When a certified CS teacher from blue or orange lines permanently leaves the CS classroom, it remains exceedingly difficult for schools to hire a new certified CS teacher as a replacement. Given the high expense and difficulty for teachers in another field to retrain and add on a CS license, many schools will have few alternatives but to rely on a teacher without the certification or put their CS program on hiatus. The final major point to be made from Figure 2 is the significant number of schools represented by the gray line, in which there is DPI-reported CS enrollment in courses, but the teacher lacks a certification in CS. Some of this may be due to course subject ambiguity. Many high school courses exist that combine some CS content with other topics, like digital literacy, business, or technical education topics. Courses that are primarily digital literacy, for example, can be taught by any teacher who is certified at grade level, regardless of the subject area. But given the constraints on acquiring new CS teachers or getting existing teachers into a CS program, it is apparent that many of the schools represented by the gray trend line have CS courses being taught by teachers who lack the formal CS subject certificate required under state law.
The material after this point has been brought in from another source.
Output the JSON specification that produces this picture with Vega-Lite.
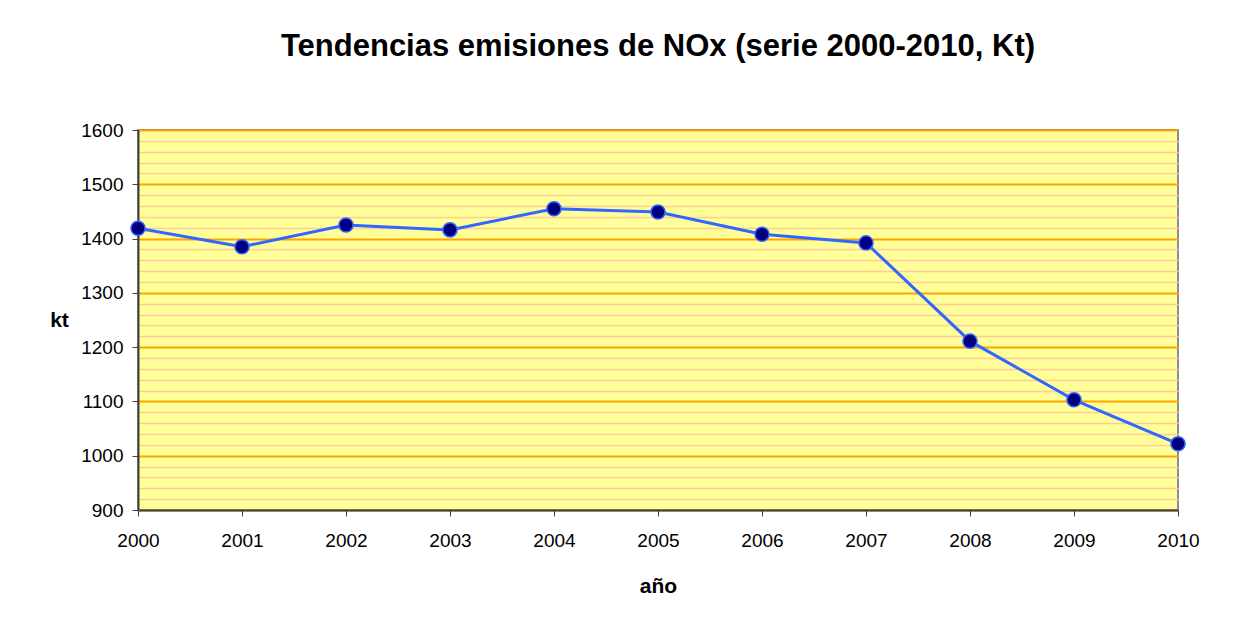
{
  "$schema": "https://vega.github.io/schema/vega-lite/v6.json",
  "width": 1040,
  "height": 380,
  "autosize": {"type": "none"},
  "padding": {"left": 138, "top": 130, "right": 82, "bottom": 107},
  "background": "#ffffff",
  "title": {
    "text": "Tendencias emisiones de NOx (serie 2000-2010, Kt)",
    "font": "Liberation Sans",
    "fontSize": 31,
    "fontWeight": "bold",
    "color": "#000000",
    "anchor": "middle",
    "frame": "group",
    "baseline": "alphabetic",
    "offset": 34
  },
  "config": {
    "view": {"fill": "#FFFF99", "stroke": "#8c8c8c", "strokeWidth": 2},
    "axis": {
      "labelFont": "Liberation Sans",
      "titleFont": "Liberation Sans",
      "labelColor": "#000000",
      "titleColor": "#000000"
    }
  },
  "data": {
    "values": [
      {"anio": 2000, "kt": 1419},
      {"anio": 2001, "kt": 1385},
      {"anio": 2002, "kt": 1425},
      {"anio": 2003, "kt": 1416},
      {"anio": 2004, "kt": 1455},
      {"anio": 2005, "kt": 1449},
      {"anio": 2006, "kt": 1408},
      {"anio": 2007, "kt": 1392},
      {"anio": 2008, "kt": 1211},
      {"anio": 2009, "kt": 1103},
      {"anio": 2010, "kt": 1022}
    ]
  },
  "encoding": {
    "x": {
      "field": "anio",
      "type": "quantitative",
      "scale": {"domain": [2000, 2010], "nice": false, "zero": false},
      "axis": {
        "title": "año",
        "values": [2000, 2001, 2002, 2003, 2004, 2005, 2006, 2007, 2008, 2009, 2010],
        "format": "d",
        "grid": false,
        "labelFontSize": 19,
        "labelPadding": 15,
        "tickSize": 6,
        "tickColor": "#404040",
        "domainColor": "#404040",
        "domainWidth": 2,
        "titleFontSize": 21,
        "titleFontWeight": "bold",
        "titleX": 520,
        "titleY": 82,
        "titleBaseline": "alphabetic",
        "labelFlush": false
      }
    }
  },
  "layer": [
    {
      "mark": {"type": "line", "opacity": 0},
      "encoding": {
        "y": {
          "field": "kt",
          "type": "quantitative",
          "scale": {"domain": [900, 1600], "nice": false, "zero": false},
          "axis": {
            "orient": "left",
            "values": [920, 940, 960, 980, 1020, 1040, 1060, 1080, 1120, 1140, 1160, 1180, 1220, 1240, 1260, 1280, 1320, 1340, 1360, 1380, 1420, 1440, 1460, 1480, 1520, 1540, 1560, 1580],
            "grid": true,
            "gridColor": "#FFCC99",
            "gridWidth": 1.5,
            "gridOpacity": 1,
            "labels": false,
            "ticks": false,
            "domain": false,
            "title": null
          }
        }
      }
    },
    {
      "mark": {"type": "line", "color": "#3366FF", "strokeWidth": 3},
      "encoding": {
        "y": {
          "field": "kt",
          "type": "quantitative",
          "scale": {"domain": [900, 1600], "nice": false, "zero": false},
          "axis": {
            "orient": "left",
            "values": [900, 1000, 1100, 1200, 1300, 1400, 1500, 1600],
            "format": "d",
            "grid": true,
            "gridColor": "#FFA500",
            "gridWidth": 2,
            "gridOpacity": 1,
            "labelFontSize": 19,
            "labelPadding": 9,
            "tickSize": 6,
            "tickColor": "#404040",
            "domainColor": "#404040",
            "domainWidth": 2,
            "title": "kt",
            "titleFontSize": 21,
            "titleFontWeight": "bold",
            "titleAngle": 0,
            "titleX": -79,
            "titleY": 190,
            "titleAlign": "center",
            "titleBaseline": "middle"
          }
        }
      }
    },
    {
      "mark": {"type": "point", "filled": true, "fill": "#000080", "stroke": "#3366FF", "strokeWidth": 1.5, "size": 200, "opacity": 1, "fillOpacity": 1, "strokeOpacity": 1},
      "encoding": {
        "y": {
          "field": "kt",
          "type": "quantitative",
          "scale": {"domain": [900, 1600], "nice": false, "zero": false},
          "axis": null
        }
      }
    }
  ],
  "resolve": {"axis": {"y": "independent"}}
}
On a particular note, the gray line has increased by an alarming rate of 28% in 2020-21 AY. This may occur due to new schools starting to offer CS courses for the first time and it is assigned to a teacher who does not possess a certification to teach CS courses. Another explanation for the rise in the gray line could be that schools that had CS enrollment and a certified teacher might have retired, moved, etc. making them fall into the gray line. As we approach the convergence of -C + E (Gray) with +C + E (Blue), we reach the tipping point where increasing CS demand outstrips the flat or declining supply of active certified CS teachers in the state. Regardless, this is a systemic failure to see that the gray line is on the path to intersect with the blue line. The trend makes it clear that the intersection is going to occur or has already intersected in the current AY. In each of the past four years, more than 40% of regular public high schools offering CS courses in the state -- and more than 20% of all regular public high schools last year -- are offering CS with a teacher who is not properly credentialed in the teaching and learning of CS, and who is also not enrolled in an appropriate program to add-on a CS license. These high schools should be the target for the state and our research to support and provide enough resources for new teachers teaching a CS course and guide them to participate in the nationwide certification exam called the PRAXIS. Specifically, high schools that recently had CS enrollment require attention to maintain the enrollment rate for the future.
[1] We count each separate academic year in which an individual student measurably encounters CS curricula as a student-year.
[2] The CS license was 405 under the old license numbering system, and is now 1405 under the new system.